Abstract

Human bone morphogenetic protein-2 (BMP2) plays an important role in the development of bone and cartilage, which functions as bone growth factor by interacting with its cognate type-I and type-II receptors (BMPR-I and BMPR-II) through conformational wrist epitope and linear knuckle epitope, respectively. Here, the intermolecular interaction between the BMP2 knuckle epitope and BMPR-II is investigated at structural level, from which a binding hotspot region is identified that is primarily responsible for the epitope recognition by BMPR-II. A KEH peptide covering the hotspot region exhibits a weak binding affinity (Kd = 78.6 ± 13.5 µM) to BMPR-II and a moderate osteogenic activity on human BMSCs (ALP = 135 ± 17% and 164 ± 21% at peptide concentrations 0.01 and 0.1 µg/ml, respectively).
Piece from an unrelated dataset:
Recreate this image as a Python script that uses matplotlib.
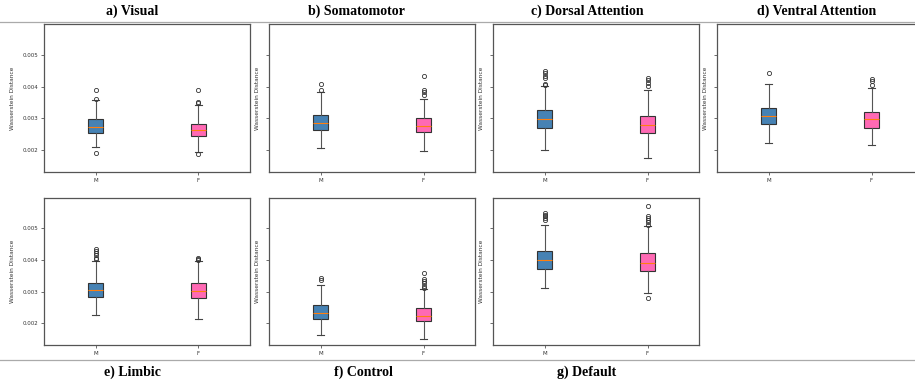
import matplotlib
matplotlib.use("Agg")
import matplotlib.pyplot as plt
from matplotlib.lines import Line2D

# panel titles (a-d on top, e-g below)
titles = ['a) Visual', 'b) Somatomotor', 'c) Dorsal Attention', 'd) Ventral Attention',
          'e) Limbic', 'f) Control', 'g) Default']
groups = ['M', 'F']

# box statistics, males
m_med = [0.00273, 0.00287, 0.00299, 0.00308, 0.00305, 0.00233, 0.00399]
m_q1 = [0.00254, 0.00263, 0.00270, 0.00283, 0.00285, 0.00215, 0.00372]
m_q3 = [0.00297, 0.00312, 0.00325, 0.00333, 0.00329, 0.00258, 0.00430]
m_lo = [0.00210, 0.00208, 0.00201, 0.00224, 0.00226, 0.00165, 0.00312]
m_hi = [0.00358, 0.00384, 0.00401, 0.00409, 0.00396, 0.00322, 0.00512]
m_fliers = [[0.00390, 0.00361, 0.00193],
            [0.00407, 0.00388],
            [0.00448, 0.00442, 0.00434, 0.00427, 0.00408, 0.00405],
            [0.00442],
            [0.00434, 0.00429, 0.00423, 0.00416, 0.00408, 0.00402],
            [0.00345, 0.00338],
            [0.00548, 0.00543, 0.00538, 0.00532, 0.00525]]

# females
f_med = [0.00263, 0.00277, 0.00280, 0.00297, 0.00302, 0.00225, 0.00391]
f_q1 = [0.00245, 0.00256, 0.00254, 0.00271, 0.00280, 0.00207, 0.00366]
f_q3 = [0.00283, 0.00301, 0.00309, 0.00321, 0.00328, 0.00250, 0.00422]
f_lo = [0.00194, 0.00198, 0.00177, 0.00217, 0.00213, 0.00152, 0.00296]
f_hi = [0.00341, 0.00362, 0.00390, 0.00396, 0.00397, 0.00308, 0.00507]
f_fliers = [[0.00390, 0.00353, 0.00349, 0.00187],
            [0.00432, 0.00390, 0.00382, 0.00374],
            [0.00427, 0.00419, 0.00410, 0.00403],
            [0.00423, 0.00418, 0.00404],
            [0.00406, 0.00403, 0.00400],
            [0.00358, 0.00340, 0.00334, 0.00327, 0.00319, 0.00313],
            [0.00572, 0.00538, 0.00532, 0.00525, 0.00519, 0.00512, 0.00279]]

colors = ['#4682b4', '#ff69b4']
yticks = [0.002, 0.003, 0.004, 0.005]

W, H = 915, 383
fig = plt.figure(figsize=(W / 100, H / 100), dpi=100)

lefts = [44, 269, 493, 717]
rows = [(24, 172), (198, 345)]
title_x = [132, 356, 587, 817, 132, 363, 587]

for i in range(7):
    r, c = divmod(i, 4)
    top, bot = rows[r]
    ax = fig.add_axes([lefts[c] / W, 1 - bot / H, 206 / W, (bot - top) / H])

    stats = []
    for med, q1, q3, lo, hi, fl in [
            (m_med[i], m_q1[i], m_q3[i], m_lo[i], m_hi[i], m_fliers[i]),
            (f_med[i], f_q1[i], f_q3[i], f_lo[i], f_hi[i], f_fliers[i])]:
        stats.append(dict(med=med, q1=q1, q3=q3, whislo=lo, whishi=hi, fliers=fl))

    bp = ax.bxp(stats, positions=[1, 2], widths=0.15, patch_artist=True,
                boxprops=dict(edgecolor='#333333', linewidth=0.8),
                whiskerprops=dict(color='#555555', linewidth=0.8),
                capprops=dict(color='#444444', linewidth=0.8),
                medianprops=dict(color='#ff7f0e', linewidth=0.8),
                flierprops=dict(marker='o', markersize=3, markerfacecolor='none',
                                markeredgecolor='#333333', markeredgewidth=0.6))
    for patch, col in zip(bp['boxes'], colors):
        patch.set_facecolor(col)

    ax.set_xlim(0.5, 2.5)
    ax.set_ylim(0.00132, 0.00596)
    ax.set_xticks([1, 2])
    ax.set_xticklabels(groups)
    ax.set_yticks(yticks)
    ax.tick_params(labelsize=4, length=2, width=0.5, pad=2, colors='#333333')
    if c != 0:
        ax.set_yticklabels([])
    ax.set_ylabel('Wasserstein Distance', fontsize=4.2, color='#333333')
    ax.yaxis.set_label_coords(-29 / 206 if c == 0 else -9 / 206, 0.5)
    for sp in ax.spines.values():
        sp.set_color('#555555')
        sp.set_linewidth(0.9)

    ty = 11 if r == 0 else 372
    fig.text(title_x[i] / W, 1 - ty / H, titles[i], ha='center', va='center',
             fontsize=10, fontweight='bold', family='Liberation Serif')

# thin separator lines under the top titles and above the bottom ones
for y in [21.5, 360]:
    fig.add_artist(Line2D([0, 1], [1 - y / H, 1 - y / H], color='#aaaaaa', linewidth=0.9))

fig.savefig('out.png', dpi=100)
Quantitative structure-activity relationship (QSAR) is used to guide the rational optimization of KEH peptide. The strategy focuses on systematic design of the peptide’s non-key residues to derive a series of its promising mutants, which are then evaluated rigorously by using dynamics simulation and energetic analysis. Consequently, totally ten designed peptide mutants are tested in vitro at molecular and cellular levels; most of them are determined to exhibit an increased or comparable affinity/activity relative to the native KEH peptide and knuckle epitope. In particular, the KEH-p7 peptide is found to have a satisfactory profile with Kd = 9.6 ± 1.2 µM and ALP = 178 ± 24% and 235 ± 32% at peptide concentrations 0.01 and 0.1 µg/ml, respectively. Structural analysis reveals a complicated noncovalent network of hydrogen bonds, hydrophobic forces and stacking interactions across the complex interface of BMPR-II with KEH-p7, conferring both stability and specificity to the receptor–peptide interaction.